Smart VCs and companies have started hiring teen consultants . That isn’t a bad idea, but think of how different that is from Silicon Valley’s consumer history. Steve Jobs famously said he didn’t design products by asking users what they wanted, but by showing them. And almost all of the early consumer Internet winners were created by people building something for themselves.

This shows the real cost of Silicon Valley’s bro-monoculture. What bros need has been tapped out, and VCs struggle to invest for consumers who aren’t them. Show me a female entrepreneur building something for a female audience who hasn’t had the awkward encounter of a VC bringing a female assistant in to ask her if she’d use the product. Now they aren’t asking wives, they’re asking their teens. To succeed in finding consumer hits for a different audience, VCs will have to change how they make investing decisions. And some who excelled in a previous era, may simply not be that good anymore.

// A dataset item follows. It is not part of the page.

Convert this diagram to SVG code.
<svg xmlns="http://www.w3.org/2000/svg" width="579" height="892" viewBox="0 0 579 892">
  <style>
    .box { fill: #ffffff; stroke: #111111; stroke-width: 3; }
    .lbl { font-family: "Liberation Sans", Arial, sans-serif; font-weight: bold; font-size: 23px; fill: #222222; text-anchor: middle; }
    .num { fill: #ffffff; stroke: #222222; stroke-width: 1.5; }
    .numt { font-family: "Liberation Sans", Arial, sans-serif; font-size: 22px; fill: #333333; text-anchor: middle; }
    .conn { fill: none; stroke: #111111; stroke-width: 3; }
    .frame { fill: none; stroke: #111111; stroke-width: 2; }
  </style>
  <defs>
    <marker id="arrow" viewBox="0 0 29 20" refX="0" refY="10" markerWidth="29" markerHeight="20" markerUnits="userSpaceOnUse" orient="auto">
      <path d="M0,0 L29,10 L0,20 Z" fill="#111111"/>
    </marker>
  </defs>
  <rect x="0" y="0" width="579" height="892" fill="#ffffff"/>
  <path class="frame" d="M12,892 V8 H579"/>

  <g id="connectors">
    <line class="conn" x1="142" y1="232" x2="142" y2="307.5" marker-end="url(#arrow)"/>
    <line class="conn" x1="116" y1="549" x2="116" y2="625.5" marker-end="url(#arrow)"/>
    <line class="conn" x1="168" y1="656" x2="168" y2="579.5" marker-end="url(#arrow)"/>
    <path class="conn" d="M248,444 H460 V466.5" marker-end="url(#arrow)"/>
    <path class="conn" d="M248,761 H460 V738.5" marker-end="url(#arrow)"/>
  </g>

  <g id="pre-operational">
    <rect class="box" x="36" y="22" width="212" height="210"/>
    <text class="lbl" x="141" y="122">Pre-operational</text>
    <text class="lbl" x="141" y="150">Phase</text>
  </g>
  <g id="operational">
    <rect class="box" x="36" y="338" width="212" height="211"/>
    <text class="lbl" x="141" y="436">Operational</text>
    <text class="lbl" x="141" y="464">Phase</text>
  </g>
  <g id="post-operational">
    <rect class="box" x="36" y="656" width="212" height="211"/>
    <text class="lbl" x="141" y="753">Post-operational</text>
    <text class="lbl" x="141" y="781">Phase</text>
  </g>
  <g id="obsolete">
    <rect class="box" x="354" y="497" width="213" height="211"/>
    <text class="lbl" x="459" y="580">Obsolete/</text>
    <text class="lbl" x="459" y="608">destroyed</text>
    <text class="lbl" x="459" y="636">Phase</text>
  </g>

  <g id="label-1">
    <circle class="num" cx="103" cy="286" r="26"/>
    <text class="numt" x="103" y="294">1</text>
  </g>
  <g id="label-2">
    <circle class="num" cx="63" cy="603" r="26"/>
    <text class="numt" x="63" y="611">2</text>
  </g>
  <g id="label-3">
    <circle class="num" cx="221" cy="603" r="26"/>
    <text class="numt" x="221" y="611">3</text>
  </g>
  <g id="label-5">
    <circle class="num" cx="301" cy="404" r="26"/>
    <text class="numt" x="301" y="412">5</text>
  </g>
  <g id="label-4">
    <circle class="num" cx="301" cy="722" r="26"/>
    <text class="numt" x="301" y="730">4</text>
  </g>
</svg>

And even for those who do succeed at the shift, it’s arguably not the same money making opportunity, because you are basically investing in fads. It’s more like video games and movie franchises than the large tech platforms and utilities of the past. Even Snap argued in its S1 that it has to keep rapidly innovating to keep its teen audience-- which is far smaller than any of Facebook’s properties-- interested.

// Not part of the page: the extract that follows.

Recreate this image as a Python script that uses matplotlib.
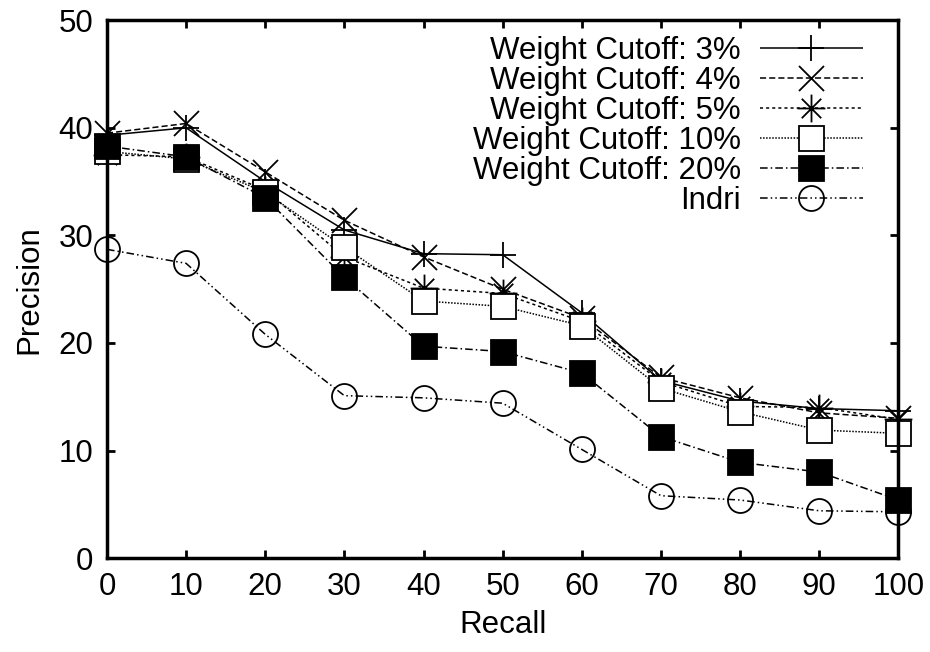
import matplotlib.pyplot as plt
from matplotlib.path import Path

plt.rcParams['font.family'] = ['Liberation Sans', 'DejaVu Sans']
plt.rcParams['font.size'] = 22.5

recall = [0, 10, 20, 30, 40, 50, 60, 70, 80, 90, 100]
cut3 = [39.3, 40.0, 35.0, 30.5, 28.3, 28.2, 22.8, 16.5, 14.6, 13.9, 13.7]
cut4 = [39.5, 40.4, 35.9, 31.4, 28.0, 25.0, 22.3, 16.8, 14.9, 13.5, 13.0]
cut5 = [37.5, 37.3, 34.2, 28.0, 25.1, 24.6, 22.0, 16.4, 14.1, 14.0, 12.9]
cut10 = [37.8, 37.1, 34.0, 28.9, 23.9, 23.4, 21.6, 15.8, 13.6, 11.9, 11.6]
cut20 = [38.3, 37.3, 33.5, 26.1, 19.7, 19.2, 17.2, 11.3, 8.9, 8.0, 5.4]
indri = [28.7, 27.4, 20.8, 15.1, 14.9, 14.4, 10.1, 5.8, 5.4, 4.4, 4.3]

labels = ['Weight Cutoff: 3%', 'Weight Cutoff: 4%', 'Weight Cutoff: 5%',
          'Weight Cutoff: 10%', 'Weight Cutoff: 20%', 'Indri']

# gnuplot-like asterisk: a plus and a cross on top of each other
star = Path([(-1, 0), (1, 0), (0, -1), (0, 1),
             (-0.7, -0.7), (0.7, 0.7), (-0.7, 0.7), (0.7, -0.7)],
            [Path.MOVETO, Path.LINETO] * 4)

fig = plt.figure(figsize=(9.3, 6.52), dpi=100)
ax = fig.add_axes([0.115, 0.144, 0.851, 0.825])

styles = [
    (cut3, '+', 'none', (0, ()), 19),
    (cut4, 'x', 'none', (0, (4, 2)), 18),
    (cut5, star, 'none', (0, (2, 2)), 20),
    (cut10, 's', 'white', (0, (1, 1)), 18),
    (cut20, 's', 'black', (0, (5, 2, 1, 2)), 18),
    (indri, 'o', 'none', (0, (5, 2, 1, 2, 1, 2)), 18),
]

for (vals, mk, fc, ls, ms), lab in zip(styles, labels):
    ax.plot(recall, vals, color='black', lw=1.1, linestyle=ls,
            marker=mk, markersize=ms, markerfacecolor=fc,
            markeredgecolor='black', markeredgewidth=1.3,
            label=lab, clip_on=False)

ax.set_xlim(0, 100)
ax.set_ylim(0, 50)
ax.set_xticks(range(0, 101, 10))
ax.set_yticks(range(0, 51, 10))
ax.tick_params(direction='in', length=6, width=2, top=True, right=True, pad=10)
for sp in ax.spines.values():
    sp.set_linewidth(2.5)

ax.set_xlabel('Recall', labelpad=6)
ax.set_ylabel('Precision', labelpad=10)

ax.legend(loc='upper right', frameon=False, markerfirst=False,
          handlelength=3.3, labelspacing=0.0, handletextpad=0.6,
          borderaxespad=0.1, bbox_to_anchor=(0.975, 1.0), numpoints=1)

fig.savefig('out.png', dpi=100)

One of the reasons that Silicon Valley is struggling is that it has succeeded so well. We are in a unique time where the young companies are not eating the old. Google, Facebook, Amazon and Apple are simply dominating, and even Microsoft has enjoyed a resurgence.

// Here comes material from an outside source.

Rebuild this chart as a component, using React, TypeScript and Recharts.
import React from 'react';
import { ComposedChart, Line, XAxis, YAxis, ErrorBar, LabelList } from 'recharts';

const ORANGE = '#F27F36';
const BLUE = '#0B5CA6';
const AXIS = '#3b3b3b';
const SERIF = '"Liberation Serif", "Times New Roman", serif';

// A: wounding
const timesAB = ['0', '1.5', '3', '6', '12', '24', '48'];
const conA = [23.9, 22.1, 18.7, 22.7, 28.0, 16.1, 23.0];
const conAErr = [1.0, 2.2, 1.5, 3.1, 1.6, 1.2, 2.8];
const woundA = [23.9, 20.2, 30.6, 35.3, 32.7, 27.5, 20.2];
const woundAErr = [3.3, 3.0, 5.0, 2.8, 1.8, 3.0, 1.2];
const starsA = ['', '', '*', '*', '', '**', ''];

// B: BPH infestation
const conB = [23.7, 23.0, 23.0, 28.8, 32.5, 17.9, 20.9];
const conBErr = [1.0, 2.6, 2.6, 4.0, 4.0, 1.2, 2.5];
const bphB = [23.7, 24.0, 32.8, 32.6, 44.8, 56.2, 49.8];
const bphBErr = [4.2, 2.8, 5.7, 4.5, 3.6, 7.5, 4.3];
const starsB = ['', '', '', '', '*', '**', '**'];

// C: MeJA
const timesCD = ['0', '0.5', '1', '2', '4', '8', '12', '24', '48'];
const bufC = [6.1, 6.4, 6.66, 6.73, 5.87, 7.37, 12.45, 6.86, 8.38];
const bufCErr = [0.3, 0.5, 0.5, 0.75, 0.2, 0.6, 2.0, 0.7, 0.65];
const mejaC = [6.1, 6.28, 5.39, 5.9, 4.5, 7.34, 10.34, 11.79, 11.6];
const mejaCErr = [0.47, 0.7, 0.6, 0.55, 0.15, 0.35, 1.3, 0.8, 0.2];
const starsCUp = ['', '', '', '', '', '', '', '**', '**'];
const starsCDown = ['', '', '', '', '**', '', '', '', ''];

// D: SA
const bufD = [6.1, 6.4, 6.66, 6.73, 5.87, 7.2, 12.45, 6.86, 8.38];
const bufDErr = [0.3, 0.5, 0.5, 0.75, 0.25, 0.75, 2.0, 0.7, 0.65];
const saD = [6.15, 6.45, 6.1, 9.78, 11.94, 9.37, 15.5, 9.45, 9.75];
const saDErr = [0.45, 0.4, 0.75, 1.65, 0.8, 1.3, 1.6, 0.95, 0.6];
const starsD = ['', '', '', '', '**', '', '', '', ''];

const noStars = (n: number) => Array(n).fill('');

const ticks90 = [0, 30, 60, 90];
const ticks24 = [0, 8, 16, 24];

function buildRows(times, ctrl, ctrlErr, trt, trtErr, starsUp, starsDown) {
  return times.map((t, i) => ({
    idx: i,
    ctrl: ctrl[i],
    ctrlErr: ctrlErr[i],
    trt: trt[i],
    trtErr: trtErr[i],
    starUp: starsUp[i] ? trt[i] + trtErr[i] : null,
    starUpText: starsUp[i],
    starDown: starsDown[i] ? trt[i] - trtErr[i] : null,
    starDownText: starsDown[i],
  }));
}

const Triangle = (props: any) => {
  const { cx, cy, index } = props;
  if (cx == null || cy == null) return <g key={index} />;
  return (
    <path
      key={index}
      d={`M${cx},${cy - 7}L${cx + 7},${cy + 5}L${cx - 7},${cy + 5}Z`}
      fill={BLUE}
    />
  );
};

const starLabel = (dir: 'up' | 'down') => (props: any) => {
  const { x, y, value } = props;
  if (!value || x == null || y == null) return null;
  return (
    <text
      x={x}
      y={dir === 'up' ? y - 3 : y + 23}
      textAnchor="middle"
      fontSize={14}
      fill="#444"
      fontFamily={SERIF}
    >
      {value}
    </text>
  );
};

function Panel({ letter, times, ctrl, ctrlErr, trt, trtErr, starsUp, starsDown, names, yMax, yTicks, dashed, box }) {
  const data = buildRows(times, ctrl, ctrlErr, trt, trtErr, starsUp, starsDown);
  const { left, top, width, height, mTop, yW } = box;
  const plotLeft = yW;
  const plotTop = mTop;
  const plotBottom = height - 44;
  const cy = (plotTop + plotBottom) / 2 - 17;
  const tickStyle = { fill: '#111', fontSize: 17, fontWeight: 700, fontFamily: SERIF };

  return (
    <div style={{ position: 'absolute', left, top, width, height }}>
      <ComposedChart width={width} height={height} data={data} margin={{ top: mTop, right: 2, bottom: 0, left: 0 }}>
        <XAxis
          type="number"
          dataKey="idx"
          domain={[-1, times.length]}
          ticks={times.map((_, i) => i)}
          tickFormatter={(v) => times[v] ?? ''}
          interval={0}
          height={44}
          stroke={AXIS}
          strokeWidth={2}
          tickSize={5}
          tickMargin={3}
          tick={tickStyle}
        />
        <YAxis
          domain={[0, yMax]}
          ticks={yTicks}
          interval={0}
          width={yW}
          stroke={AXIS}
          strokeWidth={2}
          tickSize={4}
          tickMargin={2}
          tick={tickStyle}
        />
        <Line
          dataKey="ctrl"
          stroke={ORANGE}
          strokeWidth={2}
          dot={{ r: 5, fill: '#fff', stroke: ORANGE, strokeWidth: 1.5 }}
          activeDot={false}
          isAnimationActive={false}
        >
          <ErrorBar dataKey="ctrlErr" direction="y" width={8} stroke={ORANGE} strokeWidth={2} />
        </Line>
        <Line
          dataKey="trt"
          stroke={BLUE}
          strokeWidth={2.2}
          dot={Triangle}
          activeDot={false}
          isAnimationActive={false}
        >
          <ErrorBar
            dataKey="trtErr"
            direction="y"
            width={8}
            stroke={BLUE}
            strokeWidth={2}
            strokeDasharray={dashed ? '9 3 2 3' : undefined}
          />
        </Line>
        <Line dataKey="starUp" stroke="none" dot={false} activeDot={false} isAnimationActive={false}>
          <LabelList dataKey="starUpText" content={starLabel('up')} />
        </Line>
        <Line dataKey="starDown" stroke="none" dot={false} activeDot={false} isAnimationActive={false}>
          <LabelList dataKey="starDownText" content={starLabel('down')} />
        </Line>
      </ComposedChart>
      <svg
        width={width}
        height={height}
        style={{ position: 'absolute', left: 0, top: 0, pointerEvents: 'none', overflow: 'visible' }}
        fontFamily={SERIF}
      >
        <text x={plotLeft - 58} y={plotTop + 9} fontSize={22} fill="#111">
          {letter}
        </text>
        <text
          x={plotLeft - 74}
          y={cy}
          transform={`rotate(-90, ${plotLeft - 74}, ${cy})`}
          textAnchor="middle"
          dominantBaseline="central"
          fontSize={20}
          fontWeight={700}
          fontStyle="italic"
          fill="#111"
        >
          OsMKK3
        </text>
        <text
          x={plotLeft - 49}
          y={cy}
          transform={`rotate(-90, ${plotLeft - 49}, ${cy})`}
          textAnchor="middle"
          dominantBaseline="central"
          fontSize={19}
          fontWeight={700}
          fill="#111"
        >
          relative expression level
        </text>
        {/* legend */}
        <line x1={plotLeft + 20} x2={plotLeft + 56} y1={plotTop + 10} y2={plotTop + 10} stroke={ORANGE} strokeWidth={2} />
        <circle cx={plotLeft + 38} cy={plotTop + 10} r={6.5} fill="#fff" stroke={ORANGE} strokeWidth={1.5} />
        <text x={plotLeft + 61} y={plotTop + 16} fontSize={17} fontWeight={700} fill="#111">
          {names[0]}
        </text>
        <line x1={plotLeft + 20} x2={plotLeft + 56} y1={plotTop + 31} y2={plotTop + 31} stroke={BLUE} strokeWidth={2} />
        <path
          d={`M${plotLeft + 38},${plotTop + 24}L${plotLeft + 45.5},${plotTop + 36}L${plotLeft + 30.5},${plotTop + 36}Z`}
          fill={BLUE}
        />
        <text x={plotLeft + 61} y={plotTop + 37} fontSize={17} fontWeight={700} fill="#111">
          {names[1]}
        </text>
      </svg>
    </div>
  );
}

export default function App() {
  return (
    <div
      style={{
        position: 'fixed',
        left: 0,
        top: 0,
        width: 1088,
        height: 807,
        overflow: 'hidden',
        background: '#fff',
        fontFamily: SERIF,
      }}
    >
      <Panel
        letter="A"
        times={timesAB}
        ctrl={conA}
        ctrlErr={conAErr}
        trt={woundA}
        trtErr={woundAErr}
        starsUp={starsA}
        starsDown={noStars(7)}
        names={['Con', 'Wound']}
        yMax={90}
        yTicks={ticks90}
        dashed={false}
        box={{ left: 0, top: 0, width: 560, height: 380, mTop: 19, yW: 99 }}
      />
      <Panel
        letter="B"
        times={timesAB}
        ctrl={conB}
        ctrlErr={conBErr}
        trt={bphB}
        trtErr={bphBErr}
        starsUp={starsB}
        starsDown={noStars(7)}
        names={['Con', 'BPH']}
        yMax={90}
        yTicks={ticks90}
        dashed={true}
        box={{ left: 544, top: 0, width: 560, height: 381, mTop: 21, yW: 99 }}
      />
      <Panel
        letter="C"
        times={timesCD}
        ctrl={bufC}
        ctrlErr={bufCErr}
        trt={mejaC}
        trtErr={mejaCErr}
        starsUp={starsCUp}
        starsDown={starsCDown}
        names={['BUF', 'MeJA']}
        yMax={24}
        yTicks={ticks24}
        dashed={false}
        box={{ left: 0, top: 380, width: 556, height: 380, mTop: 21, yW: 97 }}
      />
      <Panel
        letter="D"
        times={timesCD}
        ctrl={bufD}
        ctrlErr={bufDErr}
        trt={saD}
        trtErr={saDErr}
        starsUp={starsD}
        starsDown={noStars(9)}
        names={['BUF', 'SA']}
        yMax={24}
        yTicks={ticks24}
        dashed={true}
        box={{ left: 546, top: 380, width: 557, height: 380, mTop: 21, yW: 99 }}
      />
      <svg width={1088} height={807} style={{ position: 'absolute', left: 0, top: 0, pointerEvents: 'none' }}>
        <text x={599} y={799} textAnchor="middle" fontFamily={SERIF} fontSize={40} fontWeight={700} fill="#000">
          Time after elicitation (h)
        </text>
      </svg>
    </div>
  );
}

There is almost no white space with Facebook dominating everything social, Amazon owning logistics and things, Google owning data, and Apple (and Netflix and Amazon) owning digital entertainment. Most companies are being built on Google or Amazon’s servers, and they are paying for user growth on Facebook. Google and Facebook have 85% of all digital advertising just as this transition of dollars away from television is finally occurring. And their share is growing.

Look at the impact on the decacorns, the companies that should have been poised to become super unicorns of the era.

Pinterest: Struggling to get oxygen in a Facebook world, especially now that Facebook has launched a Pinterest-like clone on Instagram

Dropbox: Squeezed by Google and Microsoft

Snap: The joke in the Valley is that more engineers are working on Snap features at Facebook than at Snap. The last F8 showed the body blow of competition coming Snap’s way.

The most dramatic example of course is Uber. While a lot of its pain has been self-inflicted, it is being accused of trying to “hack” this big-tech hegemony by stealing autonomous car technology from Google. And now Google could destroy Uber’s shot to be a leader in self-driving cars, which Uber’s Travis Kalanick has said is “existential” for the company.

Airbnb seems the only US decacorn who has threaded the needle between these four. (One reason, I’ve argued it will be the largest US decacorn at the end of the day.)

It’s no wonder entrepreneurs aren’t anxious to play the heavy-fundraising game again, and no wonder VCs are in a funk about where to invest.

And it’s no wonder that publications and journalism careers that started out covering new launches every day are now mired in a swamp of writing about bad behavior and giants drunk on their own power: Because that is the only thing that’s growing.